── RAW DATA ──
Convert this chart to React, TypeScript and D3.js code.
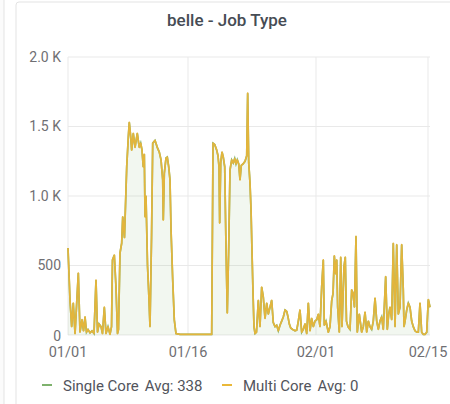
import React from 'react';
import * as d3 from 'd3';

// day offsets from 01/01 and job counts
const dayOffsets = [
  0, 0.25, 0.46, 0.66, 0.88, 1.29, 1.5, 1.75, 1.94, 2.13, 2.31, 2.5, 2.75, 3, 3.25, 3.5, 3.69, 3.88,
  4.13, 4.31, 4.54, 4.75, 5, 5.25, 5.44, 5.56, 5.79, 6, 6.19, 6.31, 6.5, 6.71, 6.84, 7.06, 7.34, 7.54,
  7.66, 7.84, 7.96, 8.16, 8.38, 8.66, 8.91, 9.09, 9.25, 9.41, 9.54, 9.63, 9.75, 9.94, 10.13, 10.25,
  10.44, 10.59, 10.88, 11.16, 11.41, 11.63, 11.84, 11.91, 12.04, 12.25, 12.41, 12.59, 12.75, 12.88,
  13.09, 13.29, 13.5, 14, 15.25, 16.5, 17.96, 18.13, 18.34, 18.59, 18.75, 18.88, 18.96, 19.09, 19.25,
  19.41, 19.59, 19.75, 19.91, 20.09, 20.25, 20.46, 20.66, 20.84, 21, 21.16, 21.34, 21.5, 21.66, 21.88,
  22.13, 22.34, 22.46, 22.59, 22.75, 22.88, 23, 23.13, 23.25, 23.38, 23.56, 23.79, 24, 24.21, 24.41,
  24.63, 24.84, 25.04, 25.25, 25.46, 25.66, 25.88, 26.09, 26.29, 26.5, 26.71, 26.91, 27.13, 27.34,
  27.5, 27.66, 27.84, 28.09, 28.38, 28.59, 28.79, 29, 29.21, 29.41, 29.63, 29.84, 30.04, 30.25, 30.46,
  30.66, 30.88, 31.09, 31.29, 31.5, 31.71, 31.91, 32.04, 32.25, 32.54, 32.75, 32.96, 33.13, 33.29,
  33.46, 33.59, 33.71, 33.91, 34.09, 34.25, 34.5, 34.66, 34.81, 35, 35.25, 35.46, 35.63, 35.81, 36,
  36.16, 36.41, 36.71, 36.91, 37.13, 37.34, 37.54, 37.75, 37.96, 38.16, 38.38, 38.59, 38.79, 39, 39.21,
  39.41, 39.71, 39.91, 40.09, 40.25, 40.46, 40.66, 40.88, 41.09, 41.29, 41.5, 41.71, 41.91, 42, 42.13,
  42.34, 42.54, 42.75, 42.96, 43.16, 43.38, 43.59, 43.79, 44, 44.21, 44.41, 44.63, 44.84, 45.04, 45.25,
];

const singleCore = [
  626, 250, 60, 230, 10, 446, 20, 110, 30, 130, 20, 40, 15, 30, 10, 395, 20, 80,
  60, 10, 200, 10, 60, 5, 60, 540, 575, 345, 10, 40, 590, 660, 850, 700, 1210, 1425,
  1530, 1425, 1330, 1450, 1350, 1450, 1350, 1380, 1330, 1210, 1300, 850, 1000, 500, 250, 60,
  700, 1380, 1400, 1350, 1316, 1260, 1115, 827, 1165, 1273, 1280, 1210, 1115, 755,
  395, 108, 10, 5, 5, 5, 5, 1380, 1370, 1330, 1290, 1210, 805, 1240, 1316,
  1280, 1210, 633, 158, 633, 1187, 1260, 1237, 1270, 1230, 1260, 1230, 1115, 1220, 1230,
  1250, 1290, 1740, 1240, 1093, 900, 600, 300, 60, 10, 20, 250, 60, 345, 275,
  120, 230, 150, 200, 250, 90, 60, 70, 30, 70, 100, 130, 180, 170,
  130, 80, 50, 40, 30, 35, 100, 180, 20, 40, 80, 10, 230, 30, 120,
  60, 100, 110, 150, 60, 345, 540, 70, 100, 20, 60, 245, 300, 570,
  440, 540, 200, 20, 560, 60, 490, 560, 100, 60, 40, 325, 300, 200, 710,
  20, 150, 20, 60, 165, 20, 100, 60, 40, 100, 265, 100, 40, 100, 130,
  40, 420, 40, 150, 200, 110, 660, 60, 650, 150, 200, 650, 325, 60, 100,
  180, 230, 200, 100, 60, 30, 20, 20, 230, 20, 5, 5, 20, 255, 200,
];

// multi core sits at zero, stacked on top of single core
const multiCore = singleCore.map(() => 0);

const yTicks = [0, 500, 1000, 1500, 2000];
const xTickLabels = ['01/01', '01/16', '02/01', '02/15'];
const legendItems = [
  { name: 'Single Core', avg: 'Avg: 338', color: '#7eb26d' },
  { name: 'Multi Core', avg: 'Avg: 0', color: '#eab839' },
];

const start = new Date(2021, 0, 1);
const toDate = (d: number) => new Date(start.getTime() + d * 86400000);

export default function App() {
  const width = 450;
  const height = 404;
  const margin = { top: 57, right: 20, bottom: 69, left: 68 };

  const x = d3
    .scaleTime()
    .domain([start, toDate(45.25)])
    .range([margin.left, width - margin.right]);
  const y = d3
    .scaleLinear()
    .domain([0, 2000])
    .range([height - margin.bottom, margin.top]);

  const rows = dayOffsets.map((d, i) => ({
    date: toDate(d),
    single: singleCore[i],
    multi: multiCore[i],
  }));

  const area = d3
    .area<any>()
    .x((d) => x(d.date))
    .y0(y(0))
    .y1((d) => y(d.single));
  const lineSingle = d3
    .line<any>()
    .x((d) => x(d.date))
    .y((d) => y(d.single));
  const lineMulti = d3
    .line<any>()
    .x((d) => x(d.date))
    .y((d) => y(d.single + d.multi));

  const fmtY = (v: number) => (v >= 1000 ? `${(v / 1000).toFixed(1)} K` : `${v}`);
  const tickDates = xTickLabels.map((l) => d3.timeParse('%Y/%m/%d')(`2021/${l}`)!);

  const font = 'Roboto, "Noto Sans", sans-serif';

  return (
    <svg
      width={width}
      height={height}
      style={{ position: 'absolute', left: 0, top: 0, background: '#fff' }}
      fontFamily={font}
    >
      {/* neighbouring panel edge and panel card */}
      <rect x={-10} y={-2} width={14} height={420} fill="#fbfbfb" stroke="#e3e3e3" />
      <rect x={16} y={2} width={450} height={420} rx={3} fill="#fff" stroke="#e3e3e3" />

      <text x={227} y={26} textAnchor="middle" fontSize={17} fontWeight={500} fill="#464c54">
        belle - Job Type
      </text>

      {/* grid */}
      {yTicks.map((t) => (
        <line
          key={`gy${t}`}
          x1={margin.left}
          x2={width - margin.right}
          y1={y(t)}
          y2={y(t)}
          stroke="#e9e9e9"
        />
      ))}
      {tickDates.map((d, i) => (
        <line key={`gx${i}`} x1={x(d)} x2={x(d)} y1={margin.top} y2={y(0)} stroke="#e9e9e9" />
      ))}

      {/* series */}
      <path d={area(rows)!} fill="#7eb26d" fillOpacity={0.1} />
      <path d={lineSingle(rows)!} fill="none" stroke="#7eb26d" strokeWidth={1.7} />
      <path d={lineMulti(rows)!} fill="none" stroke="#e3b53c" strokeWidth={1.7} strokeLinejoin="round" />

      {/* y axis labels */}
      {yTicks.map((t) => (
        <text
          key={`ty${t}`}
          x={61}
          y={y(t) + (t === 0 ? 6 : 4.5)}
          textAnchor="end"
          fontSize={14}
          fill="#6f6f73"
        >
          {fmtY(t)}
        </text>
      ))}

      {/* x axis labels */}
      {tickDates.map((d, i) => (
        <text key={`tx${i}`} x={x(d)} y={357} textAnchor="middle" fontSize={14.5} fill="#6f6f73">
          {xTickLabels[i]}
        </text>
      ))}

      {/* legend */}
      {legendItems.map((it, i) => {
        const lx = i === 0 ? 42 : 222;
        return (
          <g key={it.name}>
            <line x1={lx} x2={lx + 10} y1={385} y2={385} stroke={it.color} strokeWidth={2} />
            <text x={lx + 21} y={390.5} fontSize={15} fill="#52545c">
              {it.name}
              <tspan dx={6}>{it.avg}</tspan>
            </text>
          </g>
        );
      })}
    </svg>
  );
}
───
» WORK INSTRUCTIONS: Print the data above verbatim from the first line through the line holding "import * as d3 from 'd3';", leaving every picture out.

» FINISHED TASK:
Convert this chart to React, TypeScript and D3.js code.
import React from 'react';
import * as d3 from 'd3';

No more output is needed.